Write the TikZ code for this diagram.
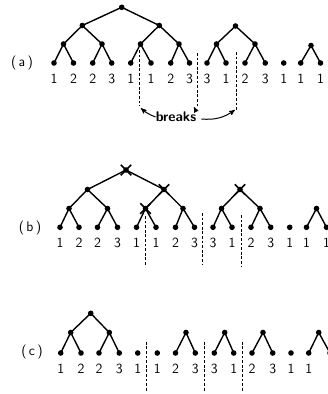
\documentclass[tikz,border=0pt]{standalone}
\usepackage{amsmath}
\usepackage{tikz}
\usetikzlibrary{arrows,shapes.misc}

\tikzset{
  edge/.style={line width=1.4pt},
  cut/.style={dash pattern=on 2.8pt off 1.8pt, line width=1pt},
  lbl/.style={font=\fontsize{14}{16}\selectfont\sffamily, inner sep=0pt},
  hit/.style={cross out, draw, line width=1.5pt, minimum size=9pt, inner sep=0pt},
  arr/.style={->, >=stealth', line width=1pt},
}

\begin{document}
\begin{tikzpicture}[x=1pt,y=-1pt]

\useasboundingbox (0,0) rectangle (327,394);

% (a) the whole sentence as one tree
\foreach \x/\t [count=\n] in {54/1,73.5/2,92.7/2,111.7/3,130.7/1,151/1,170.7/2,189.5/3,
    207/3,226/1,245/2,265.3/3,283.7/1,300.7/1,320.5/1}
    \coordinate (a\n) at (\x,63);

\coordinate (a16) at (63.5,44);
\coordinate (a17) at (102,44);
\coordinate (a18) at (140.5,44);
\coordinate (a19) at (179,44);
\coordinate (a20) at (216.5,44);
\coordinate (a21) at (255,44);
\coordinate (a22) at (311,45.5);
\coordinate (a23) at (82.3,25.5);
\coordinate (a24) at (159.3,25.5);
\coordinate (a25) at (235.5,26);
\coordinate (a26) at (121.7,7.3);

\foreach \p/\l/\r in {a16/a1/a2,a17/a3/a4,a18/a5/a6,a19/a7/a8,a20/a9/a10,a21/a11/a12,
    a22/a14/a15,a23/a16/a17,a24/a18/a19,a25/a20/a21,a26/a23/a24}
    \draw[edge] (\l) -- (\p) -- (\r);

\foreach \t [count=\n] in {1,2,2,3,1,1,2,3,3,1,2,3,1,1,1}
    \fill (a\n) circle (2.8pt) node (ta\n) [lbl,below=11pt] {\t};

\foreach \i in {16,...,26}
    \fill (a\i) circle (2.8pt);

\node (pa) [lbl] at (22,63) {(\,a\,)};

\coordinate (ad1) at (139,50);
\coordinate (ad2) at (197.3,53);
\coordinate (ad3) at (236.3,52);
\coordinate (ae1) at (139,106);
\coordinate (ae2) at (197.3,106);
\coordinate (ae3) at (236.3,110);
\foreach \i in {1,2,3}
    \draw[cut] (ad\i) -- (ae\i);

\node (breaks) [lbl,font=\fontsize{14}{16}\selectfont\sffamily\bfseries] at (176,117) {breaks};
\coordinate (ar1) at (141,108.3);
\coordinate (ar2) at (194,107);
\coordinate (ar3) at (234.8,110);
\draw[arr] (breaks.west) to[bend left=10] (ar1);
\draw[arr] (breaks.north east) -- (ar2);
\draw[arr] ([xshift=5pt,yshift=-2pt]breaks.east) to[bend right=20] (ar3);

% (b) nodes over a break are struck out
\foreach \x [count=\n] in {60,79,97.5,117.5,136.5,156,175.5,194.5,
    213,232,251,270.7,289.7,306.5,326.5}
    \coordinate (b\n) at (\x,227.3);

\coordinate (b16) at (69,208.5);
\coordinate (b17) at (107.5,208.5);
\coordinate (b18) at (145.5,208.5);
\coordinate (b19) at (183,208.5);
\coordinate (b20) at (221.5,208.5);
\coordinate (b21) at (260,208.5);
\coordinate (b22) at (316.5,208.5);
\coordinate (b23) at (87.5,189.5);
\coordinate (b24) at (164,189.5);
\coordinate (b25) at (240,189.5);
\coordinate (b26) at (126,170);

\foreach \p/\l/\r in {b16/b1/b2,b17/b3/b4,b18/b5/b6,b19/b7/b8,b20/b9/b10,b21/b11/b12,
    b22/b14/b15,b23/b16/b17,b24/b18/b19,b25/b20/b21,b26/b23/b24}
    \draw[edge] (\l) -- (\p) -- (\r);

\foreach \t [count=\n] in {1,2,2,3,1,1,2,3,3,1,2,3,1,1,1}
    \fill (b\n) circle (2.8pt) node (tb\n) [lbl,below=11pt] {\t};

\foreach \i in {16,...,26}
    \fill (b\i) circle (2.8pt);

\foreach \i in {18,24,25,26}
    \node (xb\i) [hit] at (b\i) {};

\node (pb) [lbl] at (30,228) {(\,b\,)};

\coordinate (bd1) at (145,216);
\coordinate (bd2) at (202.7,213);
\coordinate (bd3) at (241.7,215);
\coordinate (be1) at (145,265);
\coordinate (be2) at (202.7,265);
\coordinate (be3) at (241.7,267);
\foreach \i in {1,2,3}
    \draw[cut] (bd\i) -- (be\i);

% (c) what is left after the breaks
\foreach \x [count=\n] in {60.7,81,99,119.3,137.7,157.3,175.5,195.3,
    214.3,233.7,252,272.7,291,308.7,330}
    \coordinate (c\n) at (\x,353);

\coordinate (c16) at (70.7,332.5);
\coordinate (c17) at (109.3,332.5);
\coordinate (c18) at (186,332.5);
\coordinate (c19) at (224.7,332.5);
\coordinate (c20) at (263,332.5);
\coordinate (c21) at (318.7,332.5);
\coordinate (c22) at (90.7,313.3);

\foreach \p/\l/\r in {c16/c1/c2,c17/c3/c4,c18/c7/c8,c19/c9/c10,c20/c11/c12,
    c21/c14/c15,c22/c16/c17}
    \draw[edge] (\l) -- (\p) -- (\r);

\foreach \t [count=\n] in {1,2,2,3,1,1,2,3,3,1,2,3,1,1}
    \fill (c\n) circle (2.8pt) node (tc\n) [lbl,below=11pt] {\t};

\foreach \i in {15,...,22}
    \fill (c\i) circle (2.8pt);

\node (pc) [lbl] at (32,352) {(\,c\,)};

\coordinate (cd1) at (146.7,341.7);
\coordinate (cd2) at (204.7,341.7);
\coordinate (cd3) at (242.7,341.7);
\coordinate (ce1) at (146.7,391);
\coordinate (ce2) at (204.7,391);
\coordinate (ce3) at (242.7,391);
\foreach \i in {1,2,3}
    \draw[cut] (cd\i) -- (ce\i);

\end{tikzpicture}
\end{document}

- _Exercise brief_
Reproduce the full listing faithfully, but do not carry over any pictures.

- _Worked solution_
Write the TikZ code for this diagram.
\documentclass[tikz,border=0pt]{standalone}
\usepackage{amsmath}
\usepackage{tikz}
\usetikzlibrary{arrows,shapes.misc}

\tikzset{
  edge/.style={line width=1.4pt},
  cut/.style={dash pattern=on 2.8pt off 1.8pt, line width=1pt},
  lbl/.style={font=\fontsize{14}{16}\selectfont\sffamily, inner sep=0pt},
  hit/.style={cross out, draw, line width=1.5pt, minimum size=9pt, inner sep=0pt},
  arr/.style={->, >=stealth', line width=1pt},
}

\begin{document}
\begin{tikzpicture}[x=1pt,y=-1pt]

\useasboundingbox (0,0) rectangle (327,394);

% (a) the whole sentence as one tree
\foreach \x/\t [count=\n] in {54/1,73.5/2,92.7/2,111.7/3,130.7/1,151/1,170.7/2,189.5/3,
    207/3,226/1,245/2,265.3/3,283.7/1,300.7/1,320.5/1}
    \coordinate (a\n) at (\x,63);

\coordinate (a16) at (63.5,44);
\coordinate (a17) at (102,44);
\coordinate (a18) at (140.5,44);
\coordinate (a19) at (179,44);
\coordinate (a20) at (216.5,44);
\coordinate (a21) at (255,44);
\coordinate (a22) at (311,45.5);
\coordinate (a23) at (82.3,25.5);
\coordinate (a24) at (159.3,25.5);
\coordinate (a25) at (235.5,26);
\coordinate (a26) at (121.7,7.3);

\foreach \p/\l/\r in {a16/a1/a2,a17/a3/a4,a18/a5/a6,a19/a7/a8,a20/a9/a10,a21/a11/a12,
    a22/a14/a15,a23/a16/a17,a24/a18/a19,a25/a20/a21,a26/a23/a24}
    \draw[edge] (\l) -- (\p) -- (\r);

\foreach \t [count=\n] in {1,2,2,3,1,1,2,3,3,1,2,3,1,1,1}
    \fill (a\n) circle (2.8pt) node (ta\n) [lbl,below=11pt] {\t};

\foreach \i in {16,...,26}
    \fill (a\i) circle (2.8pt);

\node (pa) [lbl] at (22,63) {(\,a\,)};

\coordinate (ad1) at (139,50);
\coordinate (ad2) at (197.3,53);
\coordinate (ad3) at (236.3,52);
\coordinate (ae1) at (139,106);
\coordinate (ae2) at (197.3,106);
\coordinate (ae3) at (236.3,110);
\foreach \i in {1,2,3}
    \draw[cut] (ad\i) -- (ae\i);

\node (breaks) [lbl,font=\fontsize{14}{16}\selectfont\sffamily\bfseries] at (176,117) {breaks};
\coordinate (ar1) at (141,108.3);
\coordinate (ar2) at (194,107);
\coordinate (ar3) at (234.8,110);
\draw[arr] (breaks.west) to[bend left=10] (ar1);
\draw[arr] (breaks.north east) -- (ar2);
\draw[arr] ([xshift=5pt,yshift=-2pt]breaks.east) to[bend right=20] (ar3);

% (b) nodes over a break are struck out
\foreach \x [count=\n] in {60,79,97.5,117.5,136.5,156,175.5,194.5,
    213,232,251,270.7,289.7,306.5,326.5}
    \coordinate (b\n) at (\x,227.3);

\coordinate (b16) at (69,208.5);
\coordinate (b17) at (107.5,208.5);
\coordinate (b18) at (145.5,208.5);
\coordinate (b19) at (183,208.5);
\coordinate (b20) at (221.5,208.5);
\coordinate (b21) at (260,208.5);
\coordinate (b22) at (316.5,208.5);
\coordinate (b23) at (87.5,189.5);
\coordinate (b24) at (164,189.5);
\coordinate (b25) at (240,189.5);
\coordinate (b26) at (126,170);

\foreach \p/\l/\r in {b16/b1/b2,b17/b3/b4,b18/b5/b6,b19/b7/b8,b20/b9/b10,b21/b11/b12,
    b22/b14/b15,b23/b16/b17,b24/b18/b19,b25/b20/b21,b26/b23/b24}
    \draw[edge] (\l) -- (\p) -- (\r);

\foreach \t [count=\n] in {1,2,2,3,1,1,2,3,3,1,2,3,1,1,1}
    \fill (b\n) circle (2.8pt) node (tb\n) [lbl,below=11pt] {\t};

\foreach \i in {16,...,26}
    \fill (b\i) circle (2.8pt);

\foreach \i in {18,24,25,26}
    \node (xb\i) [hit] at (b\i) {};

\node (pb) [lbl] at (30,228) {(\,b\,)};

\coordinate (bd1) at (145,216);
\coordinate (bd2) at (202.7,213);
\coordinate (bd3) at (241.7,215);
\coordinate (be1) at (145,265);
\coordinate (be2) at (202.7,265);
\coordinate (be3) at (241.7,267);
\foreach \i in {1,2,3}
    \draw[cut] (bd\i) -- (be\i);

% (c) what is left after the breaks
\foreach \x [count=\n] in {60.7,81,99,119.3,137.7,157.3,175.5,195.3,
    214.3,233.7,252,272.7,291,308.7,330}
    \coordinate (c\n) at (\x,353);

\coordinate (c16) at (70.7,332.5);
\coordinate (c17) at (109.3,332.5);
\coordinate (c18) at (186,332.5);
\coordinate (c19) at (224.7,332.5);
\coordinate (c20) at (263,332.5);
\coordinate (c21) at (318.7,332.5);
\coordinate (c22) at (90.7,313.3);

\foreach \p/\l/\r in {c16/c1/c2,c17/c3/c4,c18/c7/c8,c19/c9/c10,c20/c11/c12,
    c21/c14/c15,c22/c16/c17}
    \draw[edge] (\l) -- (\p) -- (\r);

\foreach \t [count=\n] in {1,2,2,3,1,1,2,3,3,1,2,3,1,1}
    \fill (c\n) circle (2.8pt) node (tc\n) [lbl,below=11pt] {\t};

\foreach \i in {15,...,22}
    \fill (c\i) circle (2.8pt);

\node (pc) [lbl] at (32,352) {(\,c\,)};

\coordinate (cd1) at (146.7,341.7);
\coordinate (cd2) at (204.7,341.7);
\coordinate (cd3) at (242.7,341.7);
\coordinate (ce1) at (146.7,391);
\coordinate (ce2) at (204.7,391);
\coordinate (ce3) at (242.7,391);
\foreach \i in {1,2,3}
    \draw[cut] (cd\i) -- (ce\i);

\end{tikzpicture}
\end{document}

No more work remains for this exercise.